WORK TO DO - Without the pictures, set down every line of the data exactly.

DATA PROVIDED -
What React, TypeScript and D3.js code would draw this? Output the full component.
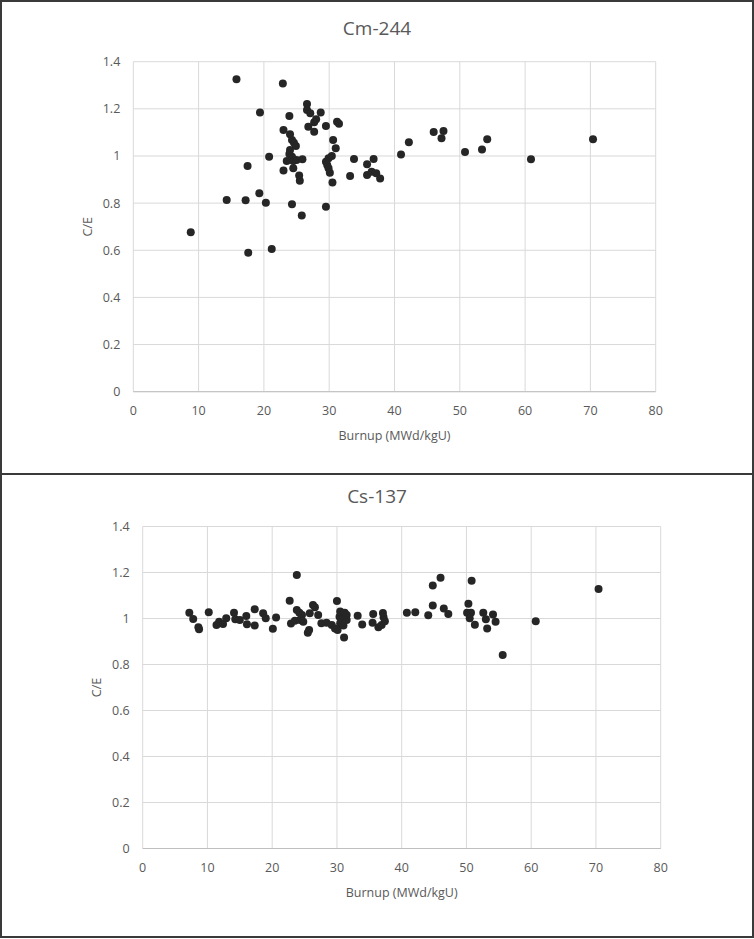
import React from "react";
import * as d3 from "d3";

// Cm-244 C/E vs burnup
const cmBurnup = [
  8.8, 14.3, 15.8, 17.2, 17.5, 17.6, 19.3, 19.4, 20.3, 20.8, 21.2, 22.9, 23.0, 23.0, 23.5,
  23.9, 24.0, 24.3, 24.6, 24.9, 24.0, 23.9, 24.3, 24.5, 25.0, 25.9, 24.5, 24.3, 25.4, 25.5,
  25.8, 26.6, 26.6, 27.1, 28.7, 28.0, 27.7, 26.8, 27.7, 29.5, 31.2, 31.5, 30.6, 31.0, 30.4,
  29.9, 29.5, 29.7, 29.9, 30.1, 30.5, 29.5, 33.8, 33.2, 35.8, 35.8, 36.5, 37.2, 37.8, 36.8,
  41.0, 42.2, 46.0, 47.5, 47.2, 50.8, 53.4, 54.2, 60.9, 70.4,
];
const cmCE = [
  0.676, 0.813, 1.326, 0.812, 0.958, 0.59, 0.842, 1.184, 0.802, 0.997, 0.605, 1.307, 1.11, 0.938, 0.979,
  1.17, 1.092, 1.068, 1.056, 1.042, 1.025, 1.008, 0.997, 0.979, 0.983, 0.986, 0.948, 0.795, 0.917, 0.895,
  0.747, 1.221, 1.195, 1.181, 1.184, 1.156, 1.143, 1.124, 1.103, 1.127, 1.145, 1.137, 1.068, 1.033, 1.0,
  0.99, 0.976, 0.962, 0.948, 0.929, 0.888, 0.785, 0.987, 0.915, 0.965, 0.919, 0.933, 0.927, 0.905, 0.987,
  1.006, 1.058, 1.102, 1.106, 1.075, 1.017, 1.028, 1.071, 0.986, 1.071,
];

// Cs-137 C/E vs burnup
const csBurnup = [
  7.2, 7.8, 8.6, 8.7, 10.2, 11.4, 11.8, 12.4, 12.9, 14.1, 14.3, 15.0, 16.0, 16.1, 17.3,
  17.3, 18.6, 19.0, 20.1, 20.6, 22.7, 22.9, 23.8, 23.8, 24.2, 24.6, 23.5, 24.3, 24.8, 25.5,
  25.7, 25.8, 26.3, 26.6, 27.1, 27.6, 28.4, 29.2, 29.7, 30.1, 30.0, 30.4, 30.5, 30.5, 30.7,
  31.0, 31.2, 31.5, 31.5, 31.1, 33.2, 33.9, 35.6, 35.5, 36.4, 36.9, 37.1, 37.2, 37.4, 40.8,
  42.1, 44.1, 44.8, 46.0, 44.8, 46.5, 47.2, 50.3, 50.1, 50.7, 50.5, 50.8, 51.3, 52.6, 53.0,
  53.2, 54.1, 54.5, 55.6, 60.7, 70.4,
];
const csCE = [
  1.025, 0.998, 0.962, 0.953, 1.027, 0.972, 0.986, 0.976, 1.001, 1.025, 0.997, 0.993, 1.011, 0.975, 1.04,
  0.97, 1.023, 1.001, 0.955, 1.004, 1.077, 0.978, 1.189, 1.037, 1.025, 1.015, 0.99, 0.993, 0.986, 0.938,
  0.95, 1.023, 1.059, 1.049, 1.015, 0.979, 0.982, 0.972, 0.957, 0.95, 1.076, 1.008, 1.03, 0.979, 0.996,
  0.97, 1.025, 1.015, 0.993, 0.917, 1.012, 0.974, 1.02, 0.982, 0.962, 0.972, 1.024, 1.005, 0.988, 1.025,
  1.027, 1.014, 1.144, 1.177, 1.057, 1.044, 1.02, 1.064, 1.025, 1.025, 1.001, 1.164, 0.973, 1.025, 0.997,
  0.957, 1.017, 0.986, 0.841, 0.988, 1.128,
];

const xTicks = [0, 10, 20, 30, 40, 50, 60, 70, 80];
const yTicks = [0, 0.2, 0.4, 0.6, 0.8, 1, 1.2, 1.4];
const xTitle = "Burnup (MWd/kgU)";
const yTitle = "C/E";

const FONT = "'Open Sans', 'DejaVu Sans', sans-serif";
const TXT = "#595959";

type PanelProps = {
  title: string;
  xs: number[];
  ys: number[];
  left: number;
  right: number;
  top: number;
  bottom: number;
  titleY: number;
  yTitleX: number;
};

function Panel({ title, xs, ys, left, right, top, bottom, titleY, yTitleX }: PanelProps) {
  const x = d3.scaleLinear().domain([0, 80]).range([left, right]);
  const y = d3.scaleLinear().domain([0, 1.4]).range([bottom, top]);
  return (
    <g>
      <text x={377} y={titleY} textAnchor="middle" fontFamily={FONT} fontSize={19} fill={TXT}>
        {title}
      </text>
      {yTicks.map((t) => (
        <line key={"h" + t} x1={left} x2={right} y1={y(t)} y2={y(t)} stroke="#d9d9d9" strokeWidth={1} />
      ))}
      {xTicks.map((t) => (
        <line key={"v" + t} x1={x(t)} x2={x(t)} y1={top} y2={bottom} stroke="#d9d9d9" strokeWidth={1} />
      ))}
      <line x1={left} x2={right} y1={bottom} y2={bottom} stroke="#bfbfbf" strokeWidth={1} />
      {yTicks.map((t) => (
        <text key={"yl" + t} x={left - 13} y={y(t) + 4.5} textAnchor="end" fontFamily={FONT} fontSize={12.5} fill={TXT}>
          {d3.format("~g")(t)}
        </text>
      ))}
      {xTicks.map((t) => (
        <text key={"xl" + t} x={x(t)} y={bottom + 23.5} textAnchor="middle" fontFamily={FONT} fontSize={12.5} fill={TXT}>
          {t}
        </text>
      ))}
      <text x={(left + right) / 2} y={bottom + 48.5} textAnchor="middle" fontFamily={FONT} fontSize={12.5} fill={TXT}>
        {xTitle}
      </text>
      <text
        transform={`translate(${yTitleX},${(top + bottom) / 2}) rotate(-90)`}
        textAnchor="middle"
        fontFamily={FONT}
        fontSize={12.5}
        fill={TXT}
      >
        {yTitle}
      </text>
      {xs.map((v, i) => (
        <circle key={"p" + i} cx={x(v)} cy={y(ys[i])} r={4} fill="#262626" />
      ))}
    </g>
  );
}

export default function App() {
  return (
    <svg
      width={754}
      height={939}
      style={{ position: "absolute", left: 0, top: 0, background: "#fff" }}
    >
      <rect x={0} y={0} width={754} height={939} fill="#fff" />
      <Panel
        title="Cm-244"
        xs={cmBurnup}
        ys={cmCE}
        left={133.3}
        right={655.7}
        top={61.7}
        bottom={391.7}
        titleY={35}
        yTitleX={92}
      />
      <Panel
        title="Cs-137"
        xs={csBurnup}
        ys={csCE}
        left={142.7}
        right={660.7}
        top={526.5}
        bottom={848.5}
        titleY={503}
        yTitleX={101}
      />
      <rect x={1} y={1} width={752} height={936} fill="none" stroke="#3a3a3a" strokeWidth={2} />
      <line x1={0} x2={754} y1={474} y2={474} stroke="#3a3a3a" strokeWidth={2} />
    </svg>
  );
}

RESULT OF THE TASK -
What React, TypeScript and D3.js code would draw this? Output the full component.
import React from "react";
import * as d3 from "d3";

// Cm-244 C/E vs burnup
const cmBurnup = [
  8.8, 14.3, 15.8, 17.2, 17.5, 17.6, 19.3, 19.4, 20.3, 20.8, 21.2, 22.9, 23.0, 23.0, 23.5,
  23.9, 24.0, 24.3, 24.6, 24.9, 24.0, 23.9, 24.3, 24.5, 25.0, 25.9, 24.5, 24.3, 25.4, 25.5,
  25.8, 26.6, 26.6, 27.1, 28.7, 28.0, 27.7, 26.8, 27.7, 29.5, 31.2, 31.5, 30.6, 31.0, 30.4,
  29.9, 29.5, 29.7, 29.9, 30.1, 30.5, 29.5, 33.8, 33.2, 35.8, 35.8, 36.5, 37.2, 37.8, 36.8,
  41.0, 42.2, 46.0, 47.5, 47.2, 50.8, 53.4, 54.2, 60.9, 70.4,
];
const cmCE = [
  0.676, 0.813, 1.326, 0.812, 0.958, 0.59, 0.842, 1.184, 0.802, 0.997, 0.605, 1.307, 1.11, 0.938, 0.979,
  1.17, 1.092, 1.068, 1.056, 1.042, 1.025, 1.008, 0.997, 0.979, 0.983, 0.986, 0.948, 0.795, 0.917, 0.895,
  0.747, 1.221, 1.195, 1.181, 1.184, 1.156, 1.143, 1.124, 1.103, 1.127, 1.145, 1.137, 1.068, 1.033, 1.0,
  0.99, 0.976, 0.962, 0.948, 0.929, 0.888, 0.785, 0.987, 0.915, 0.965, 0.919, 0.933, 0.927, 0.905, 0.987,
  1.006, 1.058, 1.102, 1.106, 1.075, 1.017, 1.028, 1.071, 0.986, 1.071,
];

// Cs-137 C/E vs burnup
const csBurnup = [
  7.2, 7.8, 8.6, 8.7, 10.2, 11.4, 11.8, 12.4, 12.9, 14.1, 14.3, 15.0, 16.0, 16.1, 17.3,
  17.3, 18.6, 19.0, 20.1, 20.6, 22.7, 22.9, 23.8, 23.8, 24.2, 24.6, 23.5, 24.3, 24.8, 25.5,
  25.7, 25.8, 26.3, 26.6, 27.1, 27.6, 28.4, 29.2, 29.7, 30.1, 30.0, 30.4, 30.5, 30.5, 30.7,
  31.0, 31.2, 31.5, 31.5, 31.1, 33.2, 33.9, 35.6, 35.5, 36.4, 36.9, 37.1, 37.2, 37.4, 40.8,
  42.1, 44.1, 44.8, 46.0, 44.8, 46.5, 47.2, 50.3, 50.1, 50.7, 50.5, 50.8, 51.3, 52.6, 53.0,
  53.2, 54.1, 54.5, 55.6, 60.7, 70.4,
];
const csCE = [
  1.025, 0.998, 0.962, 0.953, 1.027, 0.972, 0.986, 0.976, 1.001, 1.025, 0.997, 0.993, 1.011, 0.975, 1.04,
  0.97, 1.023, 1.001, 0.955, 1.004, 1.077, 0.978, 1.189, 1.037, 1.025, 1.015, 0.99, 0.993, 0.986, 0.938,
  0.95, 1.023, 1.059, 1.049, 1.015, 0.979, 0.982, 0.972, 0.957, 0.95, 1.076, 1.008, 1.03, 0.979, 0.996,
  0.97, 1.025, 1.015, 0.993, 0.917, 1.012, 0.974, 1.02, 0.982, 0.962, 0.972, 1.024, 1.005, 0.988, 1.025,
  1.027, 1.014, 1.144, 1.177, 1.057, 1.044, 1.02, 1.064, 1.025, 1.025, 1.001, 1.164, 0.973, 1.025, 0.997,
  0.957, 1.017, 0.986, 0.841, 0.988, 1.128,
];

const xTicks = [0, 10, 20, 30, 40, 50, 60, 70, 80];
const yTicks = [0, 0.2, 0.4, 0.6, 0.8, 1, 1.2, 1.4];
const xTitle = "Burnup (MWd/kgU)";
const yTitle = "C/E";

const FONT = "'Open Sans', 'DejaVu Sans', sans-serif";
const TXT = "#595959";

type PanelProps = {
  title: string;
  xs: number[];
  ys: number[];
  left: number;
  right: number;
  top: number;
  bottom: number;
  titleY: number;
  yTitleX: number;
};

function Panel({ title, xs, ys, left, right, top, bottom, titleY, yTitleX }: PanelProps) {
  const x = d3.scaleLinear().domain([0, 80]).range([left, right]);
  const y = d3.scaleLinear().domain([0, 1.4]).range([bottom, top]);
  return (
    <g>
      <text x={377} y={titleY} textAnchor="middle" fontFamily={FONT} fontSize={19} fill={TXT}>
        {title}
      </text>
      {yTicks.map((t) => (
        <line key={"h" + t} x1={left} x2={right} y1={y(t)} y2={y(t)} stroke="#d9d9d9" strokeWidth={1} />
      ))}
      {xTicks.map((t) => (
        <line key={"v" + t} x1={x(t)} x2={x(t)} y1={top} y2={bottom} stroke="#d9d9d9" strokeWidth={1} />
      ))}
      <line x1={left} x2={right} y1={bottom} y2={bottom} stroke="#bfbfbf" strokeWidth={1} />
      {yTicks.map((t) => (
        <text key={"yl" + t} x={left - 13} y={y(t) + 4.5} textAnchor="end" fontFamily={FONT} fontSize={12.5} fill={TXT}>
          {d3.format("~g")(t)}
        </text>
      ))}
      {xTicks.map((t) => (
        <text key={"xl" + t} x={x(t)} y={bottom + 23.5} textAnchor="middle" fontFamily={FONT} fontSize={12.5} fill={TXT}>
          {t}
        </text>
      ))}
      <text x={(left + right) / 2} y={bottom + 48.5} textAnchor="middle" fontFamily={FONT} fontSize={12.5} fill={TXT}>
        {xTitle}
      </text>
      <text
        transform={`translate(${yTitleX},${(top + bottom) / 2}) rotate(-90)`}
        textAnchor="middle"
        fontFamily={FONT}
        fontSize={12.5}
        fill={TXT}
      >
        {yTitle}
      </text>
      {xs.map((v, i) => (
        <circle key={"p" + i} cx={x(v)} cy={y(ys[i])} r={4} fill="#262626" />
      ))}
    </g>
  );
}

export default function App() {
  return (
    <svg
      width={754}
      height={939}
      style={{ position: "absolute", left: 0, top: 0, background: "#fff" }}
    >
      <rect x={0} y={0} width={754} height={939} fill="#fff" />
      <Panel
        title="Cm-244"
        xs={cmBurnup}
        ys={cmCE}
        left={133.3}
        right={655.7}
        top={61.7}
        bottom={391.7}
        titleY={35}
        yTitleX={92}
      />
      <Panel
        title="Cs-137"
        xs={csBurnup}
        ys={csCE}
        left={142.7}
        right={660.7}
        top={526.5}
        bottom={848.5}
        titleY={503}
        yTitleX={101}
      />
      <rect x={1} y={1} width={752} height={936} fill="none" stroke="#3a3a3a" strokeWidth={2} />
      <line x1={0} x2={754} y1={474} y2={474} stroke="#3a3a3a" strokeWidth={2} />
    </svg>
  );
}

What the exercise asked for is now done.